# ROSE：面向检索的分割增强

- 来源：HuggingFace Daily Papers（社区热门论文）
- 发布时间：2026-04-15 08:00
- AIHOT 链接：https://aihot.virxact.com/items/cmo0vpnos02w2sli279v1hob0
- 原文链接：https://arxiv.org/abs/2604.14147

## AI 摘要

研究团队提出即插即用框架ROSE，通过引入互联网检索增强生成、文本与视觉提示增强及WebSense智能调度四大模块，解决多模态大语言模型在分割训练数据外新颖实体与需实时信息新兴实体时的知识滞后问题。同步构建的NEST基准测试用于评估此类场景。实验显示，ROSE在NEST基准上较Gemini-2.0 Flash检索基线提升19.2 gIoU，显著增强模型对实时网络信息的利用能力。

## 正文

Existing segmentation models based on multimodal large language models (MLLMs), such as LISA, often struggle with novel or emerging entities due to their inability to incorporate up-to-date knowledge.

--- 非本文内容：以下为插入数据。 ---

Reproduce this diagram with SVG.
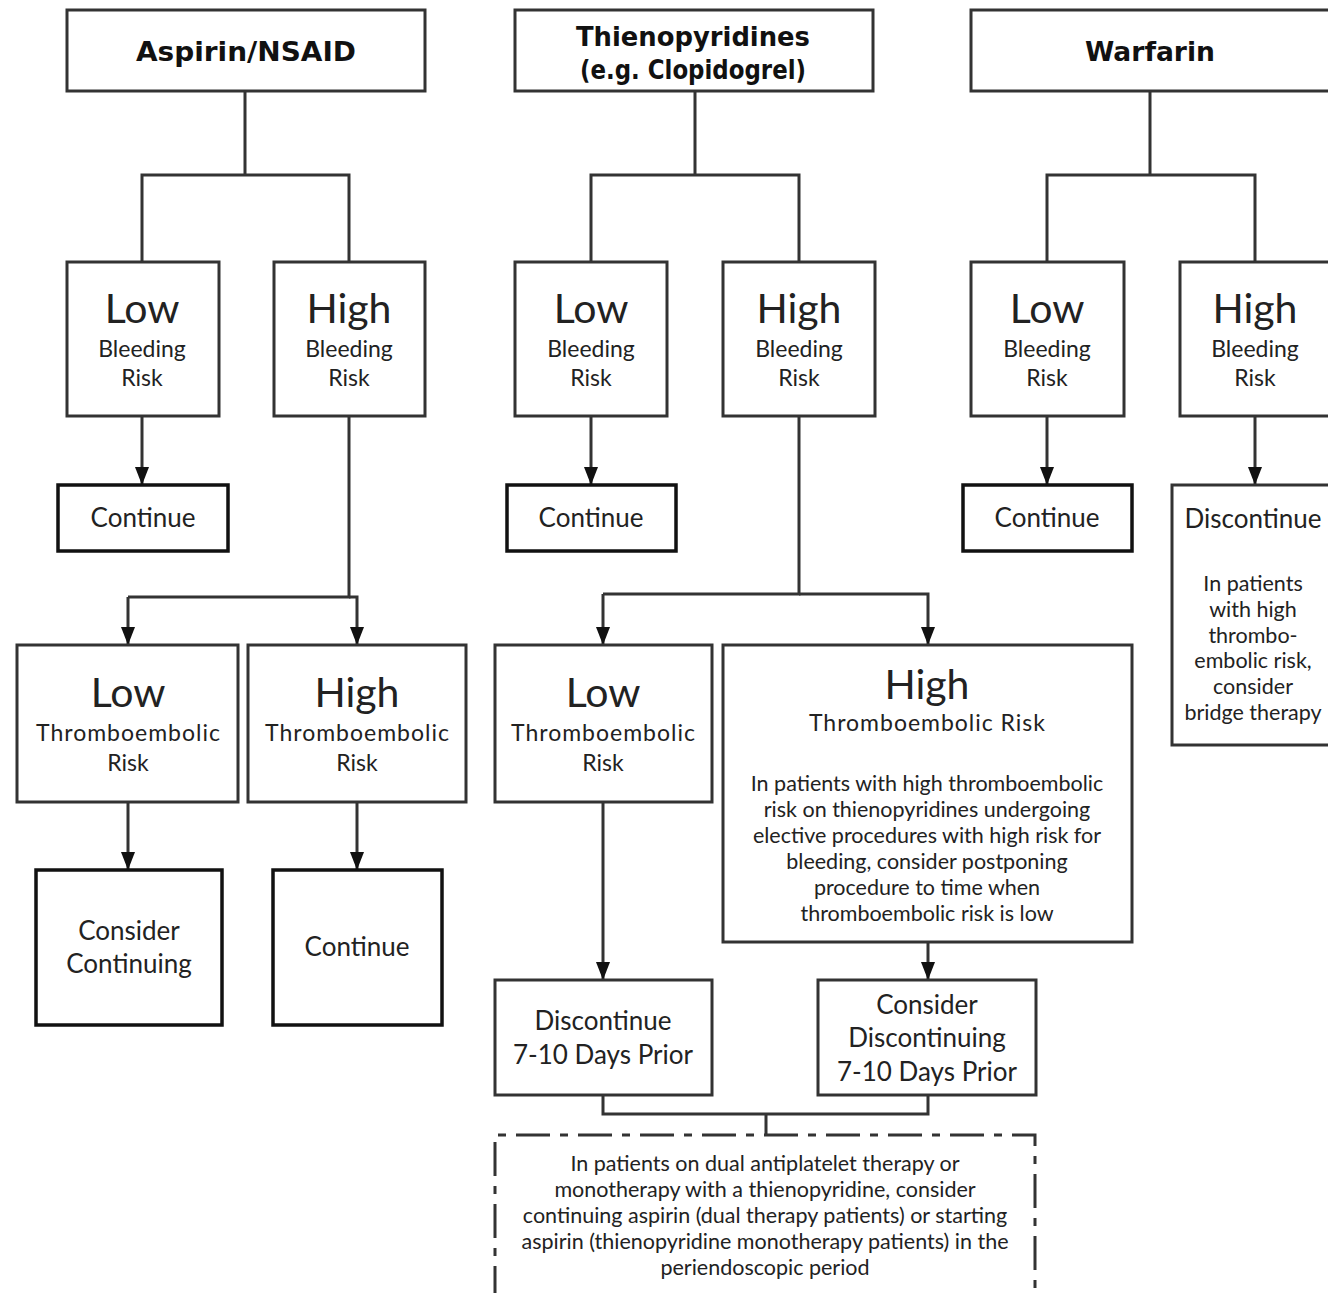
<svg xmlns="http://www.w3.org/2000/svg" width="1328" height="1293" viewBox="0 0 1328 1293">
<style>
.box{fill:#fff;stroke:#333;stroke-width:3}
.bbox{fill:#fff;stroke:#111;stroke-width:3.5}
.ln{fill:none;stroke:#333;stroke-width:3}
text{font-family:Lato,"Open Sans","Liberation Sans",sans-serif;fill:#222;text-anchor:middle}
.hd{font-family:"DejaVu Sans","Liberation Sans",sans-serif;font-weight:bold;font-size:26px;fill:#111}
.big{font-size:41px}
.mid{font-size:23px}
.act{font-size:26px}
.sm{font-size:21.5px}
.dash{fill:none;stroke:#333;stroke-width:3;stroke-dasharray:34 10 8 10}
</style>
<defs>
<marker id="ah" viewBox="0 -7 18 14" refX="18" refY="0" markerWidth="18" markerHeight="14" markerUnits="userSpaceOnUse" orient="auto">
<path d="M0,-7 L18,0 L0,7 z" fill="#111"/>
</marker>
</defs>

<g id="connectors">
<path class="ln" d="M245,91 V175 M142,262 V175 H349 V262"/>
<path class="ln" d="M695,91 V175 M591,262 V175 H799 V262"/>
<path class="ln" d="M1150,91 V175 M1047,262 V175 H1255 V262"/>
<path class="ln" d="M142,416 V485" marker-end="url(#ah)"/>
<path class="ln" d="M591,416 V485" marker-end="url(#ah)"/>
<path class="ln" d="M1047,416 V485" marker-end="url(#ah)"/>
<path class="ln" d="M1255,416 V485" marker-end="url(#ah)"/>
<path class="ln" d="M349,416 V597 H128"/>
<path class="ln" d="M128,597 V645" marker-end="url(#ah)"/>
<path class="ln" d="M349,597 H357 V645" marker-end="url(#ah)"/>
<path class="ln" d="M128,802 V870" marker-end="url(#ah)"/>
<path class="ln" d="M357,802 V870" marker-end="url(#ah)"/>
<path class="ln" d="M799,416 V594 H603"/>
<path class="ln" d="M603,594 V645" marker-end="url(#ah)"/>
<path class="ln" d="M799,594 H928 V645" marker-end="url(#ah)"/>
<path class="ln" d="M603,802 V980" marker-end="url(#ah)"/>
<path class="ln" d="M928,942 V980" marker-end="url(#ah)"/>
<path class="ln" d="M603,1095 V1114 H928 V1095 M766,1114 V1135"/>
</g>

<g id="n-aspirin"><rect class="box" x="67" y="10" width="358" height="81"/><text class="hd" x="246" y="61" textLength="220" lengthAdjust="spacingAndGlyphs">Aspirin/NSAID</text></g>
<g id="n-thieno"><rect class="box" x="515" y="10" width="358" height="81"/><text class="hd" x="693" y="46" textLength="234" lengthAdjust="spacingAndGlyphs">Thienopyridines</text><text class="hd" x="693" y="79" textLength="226" lengthAdjust="spacingAndGlyphs">(e.g. Clopidogrel)</text></g>
<g id="n-warfarin"><rect class="box" x="971" y="10" width="360" height="81"/><text class="hd" x="1150" y="61" textLength="130" lengthAdjust="spacingAndGlyphs">Warfarin</text></g>

<g id="n-a-low-bleed"><rect class="box" x="67" y="262" width="152" height="154"/><text class="big" x="142" y="323">Low</text><text class="mid" x="142" y="357">Bleeding</text><text class="mid" x="142" y="386">Risk</text></g>
<g id="n-a-high-bleed"><rect class="box" x="274" y="262" width="151" height="154"/><text class="big" x="349" y="323">High</text><text class="mid" x="349" y="357">Bleeding</text><text class="mid" x="349" y="386">Risk</text></g>
<g id="n-t-low-bleed"><rect class="box" x="515" y="262" width="152" height="154"/><text class="big" x="591" y="323">Low</text><text class="mid" x="591" y="357">Bleeding</text><text class="mid" x="591" y="386">Risk</text></g>
<g id="n-t-high-bleed"><rect class="box" x="723" y="262" width="152" height="154"/><text class="big" x="799" y="323">High</text><text class="mid" x="799" y="357">Bleeding</text><text class="mid" x="799" y="386">Risk</text></g>
<g id="n-w-low-bleed"><rect class="box" x="971" y="262" width="153" height="154"/><text class="big" x="1047" y="323">Low</text><text class="mid" x="1047" y="357">Bleeding</text><text class="mid" x="1047" y="386">Risk</text></g>
<g id="n-w-high-bleed"><rect class="box" x="1180" y="262" width="151" height="154"/><text class="big" x="1255" y="323">High</text><text class="mid" x="1255" y="357">Bleeding</text><text class="mid" x="1255" y="386">Risk</text></g>

<g id="n-a-continue"><rect class="bbox" x="58" y="485" width="170" height="66"/><text class="act" x="143" y="527">Continue</text></g>
<g id="n-t-continue"><rect class="bbox" x="507" y="485" width="169" height="66"/><text class="act" x="591" y="527">Continue</text></g>
<g id="n-w-continue"><rect class="bbox" x="963" y="485" width="169" height="66"/><text class="act" x="1047" y="527">Continue</text></g>
<g id="n-w-discontinue"><rect class="box" x="1172" y="485" width="160" height="260"/><text class="act" x="1253" y="528">Discontinue</text>
<text class="sm" x="1253" y="591">In patients</text><text class="sm" x="1253" y="617">with high</text><text class="sm" x="1253" y="643">thrombo-</text><text class="sm" x="1253" y="668">embolic risk,</text><text class="sm" x="1253" y="694">consider</text><text class="sm" x="1253" y="720">bridge therapy</text></g>

<g id="n-a-low-thromb"><rect class="box" x="17" y="645" width="221" height="157"/><text class="big" x="128" y="707">Low</text><text class="mid" x="128" y="741" textLength="184" lengthAdjust="spacing">Thromboembolic</text><text class="mid" x="128" y="771">Risk</text></g>
<g id="n-a-high-thromb"><rect class="box" x="248" y="645" width="218" height="157"/><text class="big" x="357" y="707">High</text><text class="mid" x="357" y="741" textLength="184" lengthAdjust="spacing">Thromboembolic</text><text class="mid" x="357" y="771">Risk</text></g>
<g id="n-a-consider"><rect class="bbox" x="36" y="870" width="186" height="155"/><text class="act" x="129" y="940">Consider</text><text class="act" x="129" y="973">Continuing</text></g>
<g id="n-a-continue2"><rect class="bbox" x="273" y="870" width="169" height="155"/><text class="act" x="357" y="956">Continue</text></g>

<g id="n-t-low-thromb"><rect class="box" x="495" y="645" width="217" height="157"/><text class="big" x="603" y="707">Low</text><text class="mid" x="603" y="741" textLength="184" lengthAdjust="spacing">Thromboembolic</text><text class="mid" x="603" y="771">Risk</text></g>
<g id="n-t-high-thromb"><rect class="box" x="723" y="645" width="409" height="297"/><text class="big" x="927" y="699">High</text><text class="mid" x="927" y="731" textLength="236" lengthAdjust="spacing">Thromboembolic Risk</text>
<text class="sm" x="927" y="791">In patients with high thromboembolic</text><text class="sm" x="927" y="817">risk on thienopyridines undergoing</text><text class="sm" x="927" y="843">elective procedures with high risk for</text><text class="sm" x="927" y="869">bleeding, consider postponing</text><text class="sm" x="927" y="895">procedure to time when</text><text class="sm" x="927" y="921">thromboembolic risk is low</text></g>
<g id="n-t-discontinue"><rect class="box" x="495" y="980" width="217" height="115"/><text class="act" x="603" y="1030">Discontinue</text><text class="act" x="603" y="1064">7-10 Days Prior</text></g>
<g id="n-t-consider"><rect class="box" x="818" y="980" width="218" height="115"/><text class="act" x="927" y="1014">Consider</text><text class="act" x="927" y="1047">Discontinuing</text><text class="act" x="927" y="1081">7-10 Days Prior</text></g>

<g id="n-note"><path class="dash" d="M495,1300 V1135 H1035 V1300"/>
<text class="sm" x="765" y="1171">In patients on dual antiplatelet therapy or</text><text class="sm" x="765" y="1197">monotherapy with a thienopyridine, consider</text><text class="sm" x="765" y="1223">continuing aspirin (dual therapy patients) or starting</text><text class="sm" x="765" y="1249">aspirin (thienopyridine monotherapy patients) in the</text><text class="sm" x="765" y="1275">periendoscopic period</text></g>
</svg>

To address this challenge, we introduce the Novel Emerging Segmentation Task (NEST), which focuses on segmenting (i) novel entities that MLLMs fail to recognize due to their absence from training data, and (ii) emerging entities that exist within the model's knowledge but demand up-to-date external information for accurate recognition. To support the study of NEST, we construct a NEST benchmark using an automated pipeline that generates news-related data samples for comprehensive evaluation. Additionally, we propose ROSE: Retrieval-Oriented Segmentation Enhancement, a plug-and-play framework designed to augment any MLLM-based segmentation model. ROSE comprises four key components. First, an Internet Retrieval-Augmented Generation module is introduced to employ user-provided multimodal inputs to retrieve real-time web information. Then, a Textual Prompt Enhancer enriches the model with up-to-date information and rich background knowledge, improving the model's perception ability for emerging entities. Furthermore, a Visual Prompt Enhancer is proposed to compensate for MLLMs' lack of exposure to novel entities by leveraging internet-sourced images. To maintain efficiency, a WebSense module is introduced to intelligently decide when to invoke retrieval mechanisms based on user input. Experimental results demonstrate that ROSE significantly boosts performance on the NEST benchmark, outperforming a strong Gemini-2.0 Flash-based retrieval baseline by 19.2 in gIoU.